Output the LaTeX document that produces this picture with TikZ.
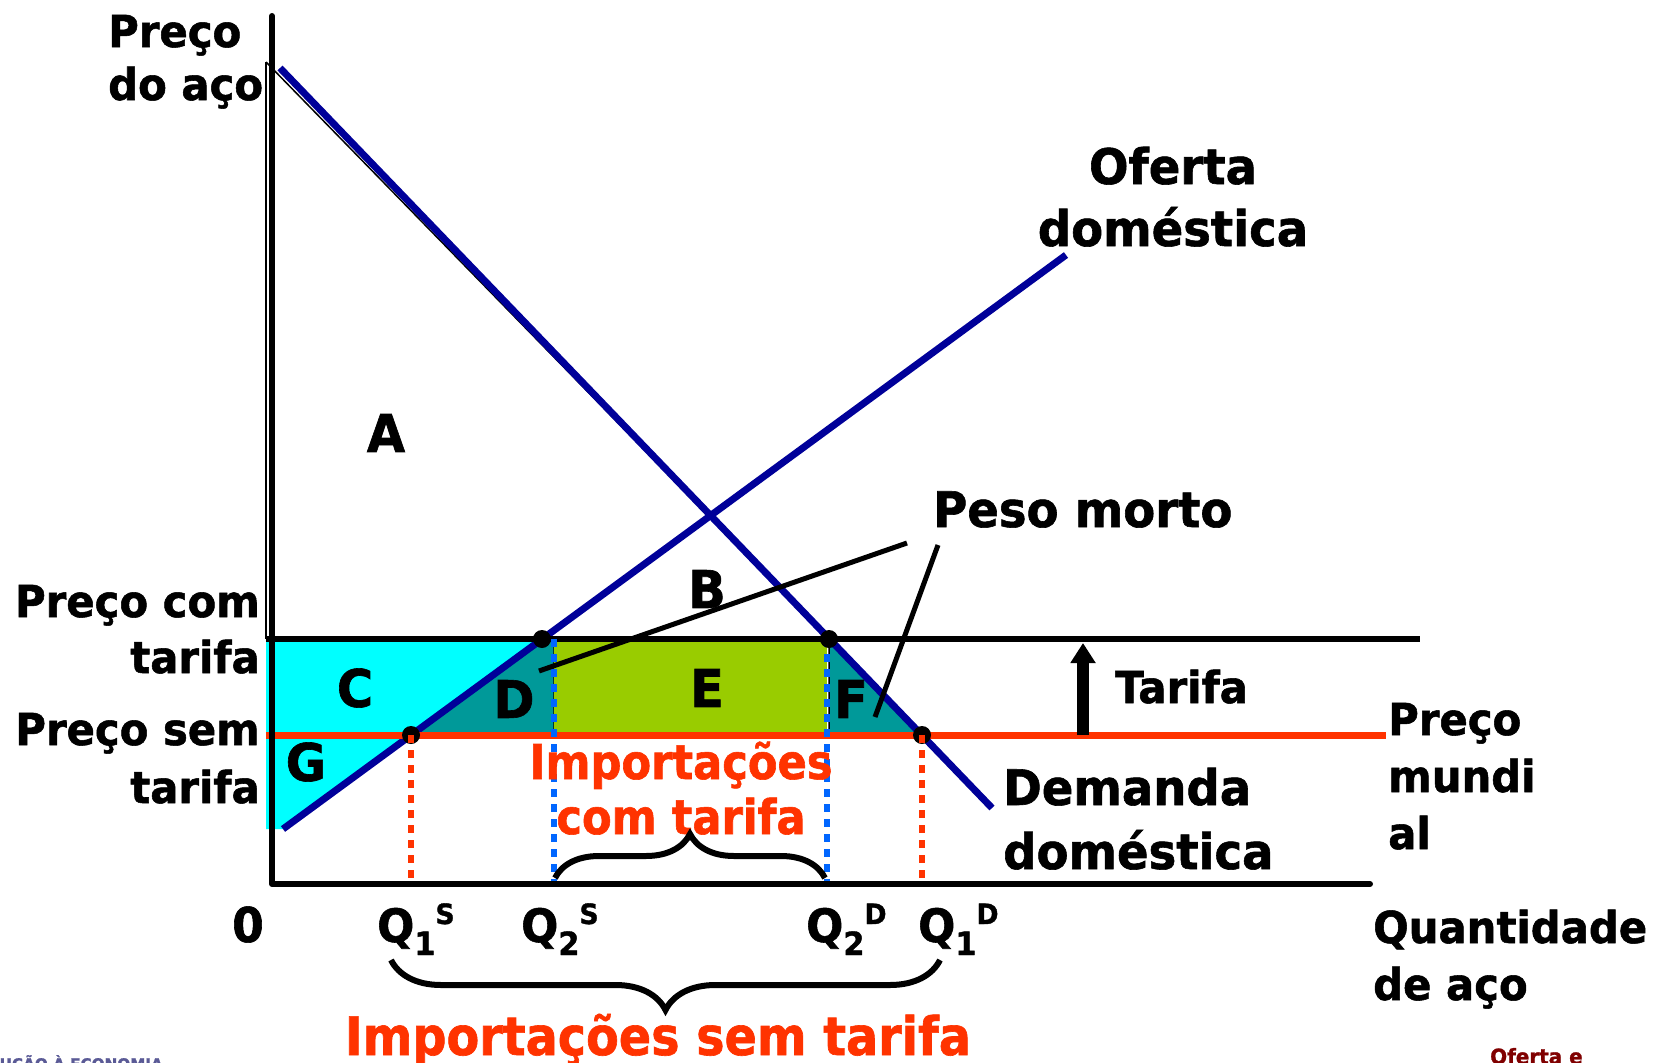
\documentclass[tikz,border=0pt]{standalone}
\usepackage{fontspec}
\usetikzlibrary{arrows.meta,decorations.pathreplacing}
\newfontfamily\vf[FakeStretch=0.95, BoldFeatures={FakeBold=1.2}]{DejaVu Sans}
\newfontfamily\rf[FakeStretch=0.9, BoldFeatures={FakeBold=1.2}]{DejaVu Sans}
\definecolor{cyanfill}{HTML}{00FFFF}
\definecolor{tealfill}{HTML}{009999}
\definecolor{greenfill}{HTML}{99CC00}
\definecolor{worldred}{HTML}{FF3300}
\definecolor{curveblue}{HTML}{000099}
\definecolor{dotblue}{HTML}{0066FF}
\definecolor{footblue}{HTML}{5A5A96}
\definecolor{footred}{HTML}{800000}
\newcommand\Ltab[1]{\begin{tabular}[t]{@{}l@{}}#1\end{tabular}}
\newcommand\Rtab[1]{\begin{tabular}[t]{@{}r@{}}#1\end{tabular}}
\newcommand\Ctab[1]{\begin{tabular}[t]{@{}c@{}}#1\end{tabular}}
\newcommand\Fs[2]{\vf\bfseries\fontsize{#1}{#2}\selectfont}
\newcommand\Rs[2]{\rf\bfseries\fontsize{#1}{#2}\selectfont}
\newcommand\SubQ[1]{\raisebox{-13pt}{\fontsize{32}{32}\selectfont #1}}
\newcommand\SupQ[1]{\raisebox{18pt}{\fontsize{28}{28}\selectfont #1}}
\begin{document}
\begin{tikzpicture}[x=1pt,y=-1pt,
  txt/.style={inner sep=0pt, text=black},
  arealbl/.style={inner sep=0pt, anchor=center, font=\Fs{52}{60}},
  qlbl/.style={inner sep=0pt, anchor=base west, font=\Fs{46}{56}},
  curve/.style={line width=7pt, draw=curveblue},
  thinline/.style={line width=1.5pt, draw=black},
  dotline/.style={line width=6pt, dash pattern=on 8pt off 7pt},
  bracestyle/.style={line width=6pt, decorate},
  leader/.style={line width=5pt, draw=black},
  ptdot/.style={fill=black}]
\useasboundingbox (0,0) rectangle (1655,1063);
\clip (0,0) rectangle (1655,1063);
\fill[white] (0,0) rectangle (1655,1063);
% key points
\coordinate (O) at (272,884);
\coordinate (Ytop) at (272,16);
\coordinate (Xend) at (1370,884);
\coordinate (PT0) at (266,639);
\coordinate (PT1) at (1420,639);
\coordinate (PW0) at (266,735);
\coordinate (PW1) at (1386,735);
\coordinate (S0) at (283,829);
\coordinate (S1) at (1066,255);
\coordinate (D0) at (280,68);
\coordinate (D1) at (992,808);
\coordinate (q1s) at (411,735);
\coordinate (q2s) at (542,639);
\coordinate (q2d) at (829,639);
\coordinate (q1d) at (922,735);
\coordinate (bl) at (554,639);
\coordinate (br) at (827,639);
\coordinate (Atop) at (266,62);
% areas
\fill[cyanfill] (PT0) -- (q2s) -- (S0) -- (266,829) -- cycle;
\filldraw[fill=tealfill, thinline] (q1s) -- (q2s) -- (bl) -- (bl |- q1s) -- cycle;
\fill[greenfill] (bl) rectangle (br |- q1s);
\filldraw[fill=tealfill, thinline] (q2d) -- (q1d) -- (q2d |- q1d) -- cycle;
% outline of A
\draw[thinline] (Atop) -- (266,639);
\draw[thinline] (Atop) -- (q2d);
% supply and demand
\draw[curve] (S0) -- (S1);
\draw[curve] (D0) -- (D1);
% price lines
\draw[line width=6pt] (PT0) -- (PT1);
\draw[line width=7pt, worldred] (PW0) -- (PW1);
% dotted guides
\draw[dotline, dotblue] (bl) -- (bl |- O);
\draw[dotline, dotblue] (br) -- (br |- O);
% points
\fill[ptdot] (q1s) circle (9pt);
\fill[ptdot] (q2s) circle (9pt);
\fill[ptdot] (q2d) circle (9pt);
\fill[ptdot] (q1d) circle (9pt);
\draw[dotline, worldred] (q1s) -- (q1s |- O);
\draw[dotline, worldred] (q1d) -- (q1d |- O);
% axes
\draw[line width=6pt, line cap=round, line join=round] (Ytop) -- (O) -- (Xend);
% tariff arrow
\coordinate (ta0) at (1083,735);
\coordinate (ta1) at (1083,643);
\draw[line width=12pt, -{Triangle[width=24pt,length=20pt]}] (ta0) -- (ta1);
% area letters
\node[arealbl] (lA) at (386,433) {A};
\node[arealbl] (lB) at (707,589) {B};
\node[arealbl] (lC) at (355,688) {C};
\node[arealbl] (lD) at (514,699) {D};
\node[arealbl] (lE) at (707,688) {E};
\node[arealbl] (lF) at (851,699) {F};
\node[arealbl] (lG) at (306,762) {G};
% dead-weight leaders
\coordinate (pm1) at (907,543);
\coordinate (pm2) at (938,545);
\coordinate (pmD) at (539,671);
\coordinate (pmF) at (875,717);
\draw[leader] (pm1) -- (pmD);
\draw[leader] (pm2) -- (pmF);
% labels
\node[txt, anchor=base west, font=\Fs{44}{53}] (ylab) at (108,47) {\Ltab{Preço\\do aço}};
\node[txt, anchor=base east, font=\Fs{44}{56}] (pct) at (260,617) {\Rtab{Preço com\\tarifa}};
\node[txt, anchor=base east, font=\Fs{44}{58}] (pst) at (260,745) {\Rtab{Preço sem\\tarifa}};
\node[txt, anchor=base west, font=\Fs{44}{57}] (pmun) at (1388,735) {\Ltab{Preço\\mundi\\al}};
\node[txt, anchor=base west, font=\Fs{44}{57}] (xlab) at (1373,943) {\Ltab{Quantidade\\de aço}};
\node[txt, anchor=base, font=\Fs{49}{62}] (oferta) at (1173,184) {\Ctab{Oferta\\doméstica}};
\node[txt, anchor=base west, font=\Fs{49}{64}] (demanda) at (1003,805) {\Ltab{Demanda\\doméstica}};
\node[txt, anchor=base west, font=\Fs{49}{60}] (peso) at (933,527) {Peso morto};
\node[txt, anchor=base west, font=\Fs{44}{56}] (tarifa) at (1115,703) {Tarifa};
\node[txt, anchor=base, font=\Fs{48}{56}] (zero) at (248,942) {0};
\node[qlbl] (Q1S) at (377,942) {Q\SubQ{1}\SupQ{S}};
\node[qlbl] (Q2S) at (521,942) {Q\SubQ{2}\SupQ{S}};
\node[qlbl] (Q2D) at (806,942) {Q\SubQ{2}\SupQ{D}};
\node[qlbl] (Q1D) at (918,942) {Q\SubQ{1}\SupQ{D}};
\node[inner sep=0pt, anchor=base, text=worldred, font=\Rs{48}{55}] (impc) at (681,779) {\Ctab{Importações\\com tarifa}};
\node[inner sep=0pt, anchor=base, text=worldred, font=\Rs{53}{60}] (imps) at (658,1055) {Importações sem tarifa};
% braces
\coordinate (bt0) at (555,878);
\coordinate (bt1) at (825,878);
\coordinate (bb0) at (391,960);
\coordinate (bb1) at (940,960);
\draw[bracestyle, decoration={brace, amplitude=44pt}] (bt0) -- (bt1);
\draw[bracestyle, decoration={brace, amplitude=50pt}] (bb1) -- (bb0);
% footers
\node[inner sep=0pt, anchor=base east, text=footblue, font=\Fs{16}{18}] (footl) at (163,1070) {INTRODUÇÃO À ECONOMIA};
\node[inner sep=0pt, anchor=base west, text=footred, font=\Fs{21}{24}] (footr) at (1490,1064) {Oferta e};
\end{tikzpicture}
\end{document}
---+---
* [Required work] Replicate the material above verbatim; images stay out of the copy.

* [Correct answer]
Output the LaTeX document that produces this picture with TikZ.
\documentclass[tikz,border=0pt]{standalone}
\usepackage{fontspec}
\usetikzlibrary{arrows.meta,decorations.pathreplacing}
\newfontfamily\vf[FakeStretch=0.95, BoldFeatures={FakeBold=1.2}]{DejaVu Sans}
\newfontfamily\rf[FakeStretch=0.9, BoldFeatures={FakeBold=1.2}]{DejaVu Sans}
\definecolor{cyanfill}{HTML}{00FFFF}
\definecolor{tealfill}{HTML}{009999}
\definecolor{greenfill}{HTML}{99CC00}
\definecolor{worldred}{HTML}{FF3300}
\definecolor{curveblue}{HTML}{000099}
\definecolor{dotblue}{HTML}{0066FF}
\definecolor{footblue}{HTML}{5A5A96}
\definecolor{footred}{HTML}{800000}
\newcommand\Ltab[1]{\begin{tabular}[t]{@{}l@{}}#1\end{tabular}}
\newcommand\Rtab[1]{\begin{tabular}[t]{@{}r@{}}#1\end{tabular}}
\newcommand\Ctab[1]{\begin{tabular}[t]{@{}c@{}}#1\end{tabular}}
\newcommand\Fs[2]{\vf\bfseries\fontsize{#1}{#2}\selectfont}
\newcommand\Rs[2]{\rf\bfseries\fontsize{#1}{#2}\selectfont}
\newcommand\SubQ[1]{\raisebox{-13pt}{\fontsize{32}{32}\selectfont #1}}
\newcommand\SupQ[1]{\raisebox{18pt}{\fontsize{28}{28}\selectfont #1}}
\begin{document}
\begin{tikzpicture}[x=1pt,y=-1pt,
  txt/.style={inner sep=0pt, text=black},
  arealbl/.style={inner sep=0pt, anchor=center, font=\Fs{52}{60}},
  qlbl/.style={inner sep=0pt, anchor=base west, font=\Fs{46}{56}},
  curve/.style={line width=7pt, draw=curveblue},
  thinline/.style={line width=1.5pt, draw=black},
  dotline/.style={line width=6pt, dash pattern=on 8pt off 7pt},
  bracestyle/.style={line width=6pt, decorate},
  leader/.style={line width=5pt, draw=black},
  ptdot/.style={fill=black}]
\useasboundingbox (0,0) rectangle (1655,1063);
\clip (0,0) rectangle (1655,1063);
\fill[white] (0,0) rectangle (1655,1063);
% key points
\coordinate (O) at (272,884);
\coordinate (Ytop) at (272,16);
\coordinate (Xend) at (1370,884);
\coordinate (PT0) at (266,639);
\coordinate (PT1) at (1420,639);
\coordinate (PW0) at (266,735);
\coordinate (PW1) at (1386,735);
\coordinate (S0) at (283,829);
\coordinate (S1) at (1066,255);
\coordinate (D0) at (280,68);
\coordinate (D1) at (992,808);
\coordinate (q1s) at (411,735);
\coordinate (q2s) at (542,639);
\coordinate (q2d) at (829,639);
\coordinate (q1d) at (922,735);
\coordinate (bl) at (554,639);
\coordinate (br) at (827,639);
\coordinate (Atop) at (266,62);
% areas
\fill[cyanfill] (PT0) -- (q2s) -- (S0) -- (266,829) -- cycle;
\filldraw[fill=tealfill, thinline] (q1s) -- (q2s) -- (bl) -- (bl |- q1s) -- cycle;
\fill[greenfill] (bl) rectangle (br |- q1s);
\filldraw[fill=tealfill, thinline] (q2d) -- (q1d) -- (q2d |- q1d) -- cycle;
% outline of A
\draw[thinline] (Atop) -- (266,639);
\draw[thinline] (Atop) -- (q2d);
% supply and demand
\draw[curve] (S0) -- (S1);
\draw[curve] (D0) -- (D1);
% price lines
\draw[line width=6pt] (PT0) -- (PT1);
\draw[line width=7pt, worldred] (PW0) -- (PW1);
% dotted guides
\draw[dotline, dotblue] (bl) -- (bl |- O);
\draw[dotline, dotblue] (br) -- (br |- O);
% points
\fill[ptdot] (q1s) circle (9pt);
\fill[ptdot] (q2s) circle (9pt);
\fill[ptdot] (q2d) circle (9pt);
\fill[ptdot] (q1d) circle (9pt);
\draw[dotline, worldred] (q1s) -- (q1s |- O);
\draw[dotline, worldred] (q1d) -- (q1d |- O);
% axes
\draw[line width=6pt, line cap=round, line join=round] (Ytop) -- (O) -- (Xend);
% tariff arrow
\coordinate (ta0) at (1083,735);
\coordinate (ta1) at (1083,643);
\draw[line width=12pt, -{Triangle[width=24pt,length=20pt]}] (ta0) -- (ta1);
% area letters
\node[arealbl] (lA) at (386,433) {A};
\node[arealbl] (lB) at (707,589) {B};
\node[arealbl] (lC) at (355,688) {C};
\node[arealbl] (lD) at (514,699) {D};
\node[arealbl] (lE) at (707,688) {E};
\node[arealbl] (lF) at (851,699) {F};
\node[arealbl] (lG) at (306,762) {G};
% dead-weight leaders
\coordinate (pm1) at (907,543);
\coordinate (pm2) at (938,545);
\coordinate (pmD) at (539,671);
\coordinate (pmF) at (875,717);
\draw[leader] (pm1) -- (pmD);
\draw[leader] (pm2) -- (pmF);
% labels
\node[txt, anchor=base west, font=\Fs{44}{53}] (ylab) at (108,47) {\Ltab{Preço\\do aço}};
\node[txt, anchor=base east, font=\Fs{44}{56}] (pct) at (260,617) {\Rtab{Preço com\\tarifa}};
\node[txt, anchor=base east, font=\Fs{44}{58}] (pst) at (260,745) {\Rtab{Preço sem\\tarifa}};
\node[txt, anchor=base west, font=\Fs{44}{57}] (pmun) at (1388,735) {\Ltab{Preço\\mundi\\al}};
\node[txt, anchor=base west, font=\Fs{44}{57}] (xlab) at (1373,943) {\Ltab{Quantidade\\de aço}};
\node[txt, anchor=base, font=\Fs{49}{62}] (oferta) at (1173,184) {\Ctab{Oferta\\doméstica}};
\node[txt, anchor=base west, font=\Fs{49}{64}] (demanda) at (1003,805) {\Ltab{Demanda\\doméstica}};
\node[txt, anchor=base west, font=\Fs{49}{60}] (peso) at (933,527) {Peso morto};
\node[txt, anchor=base west, font=\Fs{44}{56}] (tarifa) at (1115,703) {Tarifa};
\node[txt, anchor=base, font=\Fs{48}{56}] (zero) at (248,942) {0};
\node[qlbl] (Q1S) at (377,942) {Q\SubQ{1}\SupQ{S}};
\node[qlbl] (Q2S) at (521,942) {Q\SubQ{2}\SupQ{S}};
\node[qlbl] (Q2D) at (806,942) {Q\SubQ{2}\SupQ{D}};
\node[qlbl] (Q1D) at (918,942) {Q\SubQ{1}\SupQ{D}};
\node[inner sep=0pt, anchor=base, text=worldred, font=\Rs{48}{55}] (impc) at (681,779) {\Ctab{Importações\\com tarifa}};
\node[inner sep=0pt, anchor=base, text=worldred, font=\Rs{53}{60}] (imps) at (658,1055) {Importações sem tarifa};
% braces
\coordinate (bt0) at (555,878);
\coordinate (bt1) at (825,878);
\coordinate (bb0) at (391,960);
\coordinate (bb1) at (940,960);
\draw[bracestyle, decoration={brace, amplitude=44pt}] (bt0) -- (bt1);
\draw[bracestyle, decoration={brace, amplitude=50pt}] (bb1) -- (bb0);
% footers
\node[inner sep=0pt, anchor=base east, text=footblue, font=\Fs{16}{18}] (footl) at (163,1070) {INTRODUÇÃO À ECONOMIA};
\node[inner sep=0pt, anchor=base west, text=footred, font=\Fs{21}{24}] (footr) at (1490,1064) {Oferta e};
\end{tikzpicture}
\end{document}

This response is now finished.